Jesse Molesworth is an assistant professor of English at Indiana University and the author of Chance and the Eighteenth-Century Novel: Realism, Probability, Magic (Cambridge UP, 2010), awarded Honorable Mention in the Perkins Prize competition. The current essay on Gilbert Hernandez comes from a larger study examining comics and graphic narrative through the lens of media theory.
F. Vance Neill
F. Vance Neill earned his doctorate degree in Rhetoric, Composition, and the Teaching of English (RCTE) after earning a master’s degree in English literature, specializing in medieval literature. His research interest is imagetext rhetoric, which includes the rhetoric of comics. He has presented on the rhetoric of comics at the Thomas R. Watson Conference in Rhetoric and Composition. He currently is an independent scholar and has another article on the interface rhetoric of Shakespeare comics for ImageTexT.

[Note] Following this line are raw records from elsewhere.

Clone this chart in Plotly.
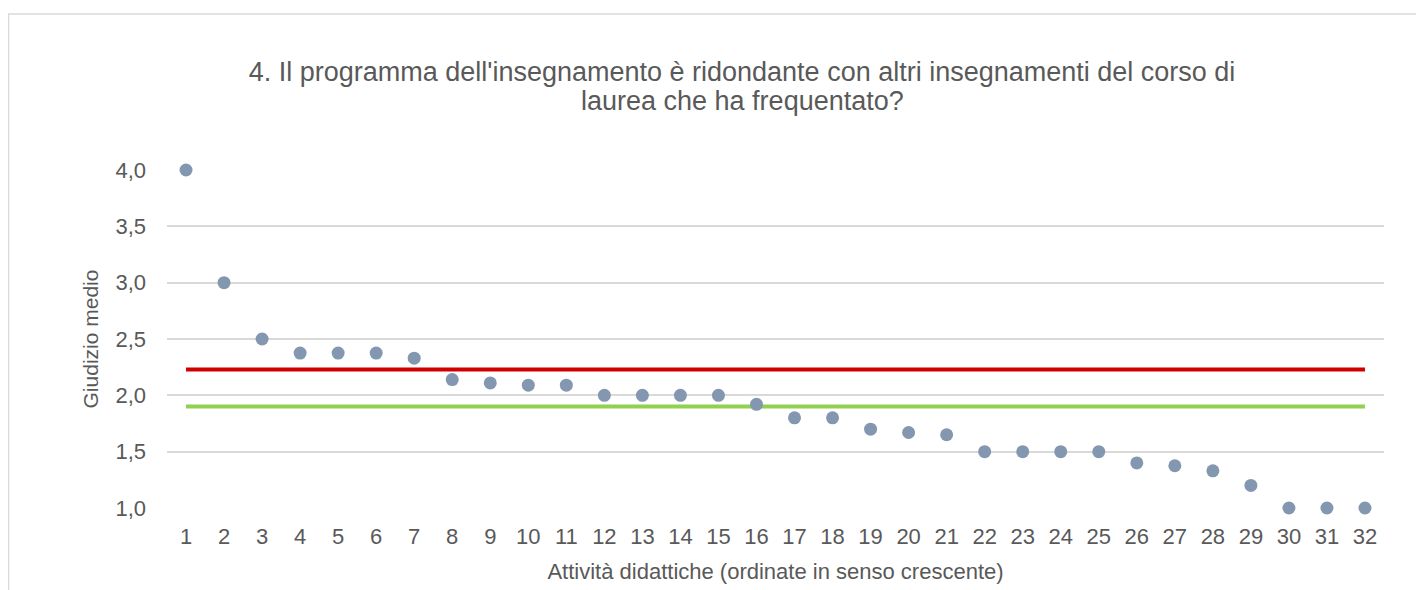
import plotly.graph_objects as go

activities = list(range(1, 33))
giudizio = [4.0, 3.0, 2.5, 2.375, 2.375, 2.375, 2.33, 2.14, 2.11, 2.09, 2.09,
            2.0, 2.0, 2.0, 2.0, 1.92, 1.8, 1.8, 1.7, 1.67, 1.65,
            1.5, 1.5, 1.5, 1.5, 1.4, 1.375, 1.33, 1.2, 1.0, 1.0, 1.0]
red_level = 2.23
green_level = 1.90
y_ticks = [1.0, 1.5, 2.0, 2.5, 3.0, 3.5, 4.0]
y_tick_labels = ["1,0", "1,5", "2,0", "2,5", "3,0", "3,5", "4,0"]
title_line1 = "4. Il programma dell'insegnamento è ridondante con altri insegnamenti del corso di"
title_line2 = "laurea che ha frequentato?"

txt = "#595959"
font = "Liberation Sans, Arial, sans-serif"

# page body has an 8px margin: figure coordinates = viewport - 8
W, H = 1416, 582
L, R, T, B = 159, 40, 162, 82
PW = W - L - R
PH = H - T - B

fig = go.Figure()
fig.add_trace(go.Scatter(x=[activities[0], activities[-1]], y=[red_level, red_level],
                         mode="lines", line=dict(color="#D00000", width=4),
                         showlegend=False, hoverinfo="skip"))
fig.add_trace(go.Scatter(x=[activities[0], activities[-1]], y=[green_level, green_level],
                         mode="lines", line=dict(color="#92D050", width=4),
                         showlegend=False, hoverinfo="skip"))
fig.add_trace(go.Scatter(x=activities, y=giudizio, mode="markers",
                         marker=dict(color="#8497B0", size=13),
                         showlegend=False, cliponaxis=False))

fig.update_layout(
    width=W, height=H,
    margin=dict(l=L, r=R, t=T, b=B),
    paper_bgcolor="white", plot_bgcolor="white",
    font=dict(family=font, color=txt, size=21),
    title=dict(text=title_line1,
               x=734 / W, xanchor="center", xref="container",
               y=1 - 64 / H, yanchor="middle", yref="container",
               font=dict(size=27, color=txt, family=font)),
    annotations=[dict(text=title_line2, xref="paper", yref="paper",
                      x=(734 - L) / PW, y=(T + PH - 93) / PH,
                      xanchor="center", yanchor="middle", showarrow=False,
                      font=dict(size=27, color=txt, family=font))],
    xaxis=dict(range=[0.5, 32.5], tickmode="array", tickvals=activities,
               ticktext=[str(a) for a in activities], showgrid=False,
               zeroline=False, showline=False, ticks="", ticklabelstandoff=13,
               tickfont=dict(size=22, color=txt),
               title=dict(text="Attività didattiche (ordinate in senso crescente)",
                          font=dict(size=22, color=txt), standoff=15)),
    yaxis=dict(range=[1.0, 4.0], tickmode="array", tickvals=y_ticks,
               ticktext=y_tick_labels, showgrid=True, gridcolor="#D9D9D9",
               gridwidth=2, zeroline=False, showline=False, ticks="",
               ticklabelstandoff=20, tickfont=dict(size=22, color=txt),
               title=dict(text="Giudizio medio", font=dict(size=21, color=txt),
                          standoff=11)),
    shapes=[dict(type="rect", xref="paper", yref="paper",
                 x0=(0.5 - L) / PW, x1=(W + 20 - L) / PW,
                 y0=-0.5, y1=(T + PH - 6) / PH,
                 line=dict(color="#D9D9D9", width=1.5), fillcolor="rgba(0,0,0,0)",
                 layer="below")],
)

fig.write_html("out.html")
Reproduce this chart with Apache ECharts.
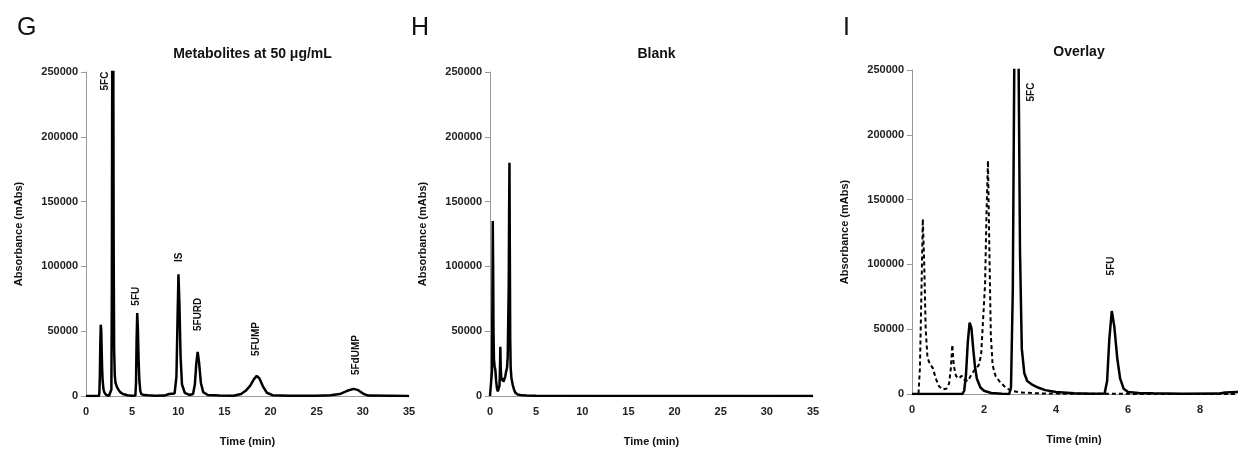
<!DOCTYPE html>
<html><head><meta charset="utf-8">
<script src="https://cdn.jsdelivr.net/npm/echarts@6/dist/echarts.min.js"></script>
<style>html,body{margin:0;padding:0;background:#fff}#c{width:1243px;height:453px}</style>
</head><body><div id="c"></div>
<script>
// Metabolites chromatogram: [time (min), absorbance]
const metabolites = [
 [0,0],[1.40,0],[1.45,2500],[1.50,15000],[1.55,40000],[1.60,55000],[1.65,51000],[1.70,35000],[1.75,21000],[1.80,12000],
 [1.90,5000],[2.00,2500],[2.20,800],[2.50,200],[2.70,0],[2.75,5000],[2.80,80000],[2.84,250000],[2.90,330000],[2.96,260000],
 [3.00,110000],[3.05,35000],[3.12,16000],[3.20,10000],[3.35,7000],[3.50,5000],[3.70,3000],[4.00,1500],[4.50,600],[5.00,200],
 [5.35,300],[5.42,10000],[5.48,42000],[5.55,64000],[5.62,52000],[5.70,28000],[5.78,12000],[5.88,4000],[6.00,1500],[6.30,700],
 [6.70,500],[7.50,200],[8.50,300],[8.70,1200],[9.00,1500],[9.30,1800],[9.60,2000],[9.80,15000],[9.92,60000],[10.02,94000],
 [10.12,72000],[10.25,30000],[10.40,9000],[10.70,2500],[11.20,800],[11.60,1500],[11.80,9000],[11.95,25000],[12.10,34000],
 [12.25,26000],[12.45,10000],[12.70,3000],[13.20,800],[14.5,300],[16.0,200],[16.8,1500],[17.3,4000],[17.8,8000],[18.2,13000],
 [18.5,15500],[18.8,13500],[19.2,7000],[19.6,2500],[20.2,600],[22,200],[25,200],[26.5,500],[27.5,1500],[28.3,4000],[29,5500],
 [29.5,4500],[30.1,1500],[30.6,300],[35,0]
];
// Blank chromatogram
const blank = [
 [0,0],[0.18,0],[0.22,20000],[0.27,90000],[0.30,135000],[0.34,100000],[0.38,50000],[0.43,28000],[0.50,23000],[0.58,20000],
 [0.66,12000],[0.75,6000],[0.85,3500],[0.95,4000],[1.03,8000],[1.08,20000],[1.12,38000],[1.16,22000],[1.22,14000],[1.30,12000],
 [1.38,14000],[1.45,11000],[1.55,10000],[1.65,15000],[1.75,19000],[1.85,22000],[1.92,30000],[1.98,60000],[2.03,85000],
 [2.07,140000],[2.11,180000],[2.15,110000],[2.19,45000],[2.24,22000],[2.32,14000],[2.45,9000],[2.60,5000],[2.75,2500],
 [3.0,1200],[3.5,500],[4.0,300],[5,100],[35,0]
];
// Peak annotations [label, time, absorbance]
const peakLabelsG = [['5FC',2.06,243000],['5FU',5.42,77000],['IS',10.08,107000],['5FURD',12.13,63000],['5FUMP',18.4,44000],['5FdUMP',29.25,31600]];
const peakLabelsI = [['5FC',3.30,233000],['5FU',5.53,98800]];
const panelTitles = ['Metabolites at 50 \u03bcg/mL','Blank','Overlay'];
const panelLetters = ['G','H','I'];
const xMax = [35,35,9];
const xInterval = [5,5,2];

const FONT = '"Liberation Sans", Arial, sans-serif';
const grids = [
  {left:86, top:72, width:323, height:324},
  {left:490, top:72, width:323, height:324},
  {left:912, top:70, width:324, height:324}
];
const letterPos = [[12,11],[406,11],[838,11]];

function mk(labels){
  return {
    symbol:'rect', symbolSize:[1,1], itemStyle:{color:'rgba(0,0,0,0)'},
    label:{show:true, position:'inside', rotate:90, formatter:p=>p.name, color:'#111',
      fontFamily:FONT, fontWeight:'bold', fontSize:10},
    data: labels.map(l=>({name:l[0], coord:[l[1],l[2]]}))
  };
}

const titles = [];
grids.forEach((g,i)=>{
  titles.push({text:panelTitles[i], left:g.left+g.width/2, top:g.top-30, textAlign:'center',
    textStyle:{fontFamily:FONT, fontWeight:'bold', fontSize:14, color:'#111'}});
  titles.push({text:panelLetters[i], left:letterPos[i][0], top:letterPos[i][1],
    textStyle:{fontFamily:FONT, fontWeight:'normal', fontSize:25, color:'#111'}});
});

const xAxes = grids.map((g,i)=>({
  type:'value', gridIndex:i, min:0, max:xMax[i], interval:xInterval[i],
  name:'Time (min)', nameLocation:'middle', nameGap:40,
  nameTextStyle:{fontFamily:FONT, fontWeight:'bold', fontSize:11, color:'#111'},
  axisLine:{show:true, lineStyle:{color:'#999', width:1}}, axisTick:{show:false},
  splitLine:{show:false},
  axisLabel:{fontFamily:FONT, fontWeight:'bold', fontSize:11, color:'#222', margin:10,
    showMaxLabel: i < 2, formatter:v=>String(v)}
}));
const yAxes = grids.map((g,i)=>({
  type:'value', gridIndex:i, min:0, max:250000, interval:50000,
  name:'Absorbance (mAbs)', nameLocation:'middle', nameGap:62,
  nameTextStyle:{fontFamily:FONT, fontWeight:'bold', fontSize:11, color:'#111'},
  axisLine:{show:true, lineStyle:{color:'#999', width:1}},
  axisTick:{show:true, length:5, lineStyle:{color:'#999'}},
  splitLine:{show:false},
  axisLabel:{fontFamily:FONT, fontWeight:'bold', fontSize:11, color:'#222', margin:8, formatter:v=>String(v)}
}));

const solid = {color:'#000', width:2.5};
const series = [
  {type:'line', xAxisIndex:0, yAxisIndex:0, data:metabolites, showSymbol:false, symbol:'none', lineStyle:solid, markPoint:mk(peakLabelsG)},
  {type:'line', xAxisIndex:1, yAxisIndex:1, data:blank, showSymbol:false, symbol:'none', lineStyle:solid},
  {type:'line', xAxisIndex:2, yAxisIndex:2, data:blank, showSymbol:false, symbol:'none', lineStyle:{color:'#000', width:2, type:[4,3]}},
  {type:'line', xAxisIndex:2, yAxisIndex:2, data:metabolites, showSymbol:false, symbol:'none', lineStyle:solid, markPoint:mk(peakLabelsI)}
];

const chart = echarts.init(document.getElementById('c'), null, {renderer:'canvas'});
chart.setOption({animation:false, backgroundColor:'#fff', title:titles, grid:grids, xAxis:xAxes, yAxis:yAxes, series:series});
</script></body></html>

Christopher Pizzino is an Assistant Professor in the Department of English at the University of Georgia, where he teaches comics, theory of the novel, contemporary US literature, and science fiction. Previous publications have appeared in ELN, Extrapolation, and Postmodern Culture. He is currently at work on a book entitled Arrested Development: Comics at the Boundaries of Literature.
Derek Parker Royal
Derek Parker Royal is the founder and executive editor of Philip Roth Studies, as well as the co-host and co-editor of The Comics Alternative podcast and blog (http://comicsalternative.com). His books include Philip Roth: New Perspectives on an American Author (Praeger, 2005), Philip Roth’s American Pastoral (Atlante, 2011, co-authored with Patrick Badonnel and Daniel Royot), Unfinalized Moments: Essays in the Development of Contemporary Jewish American Narrative (Purdue University Press, 2011), and upcoming books from Purdue University Press: Visualizing Jewish Narrative: Essays on Jewish Comics and Graphic Novels, and from the University Press of Mississippi: The Hernandez Brothers: Conversations and Coloring America: Multi-Ethnic Engagements in Recent Comics. He has guest edited eight different special issues of journals, covering topics such as Philip Roth’s later novels, contemporary Jewish narrative, multi-ethnic comics, superheroes and gender, politics and comics, and Woody Allen’s post-1990 films. His essays on American literature, comics, and film have appeared in a variety of edited book collections and scholarly journals.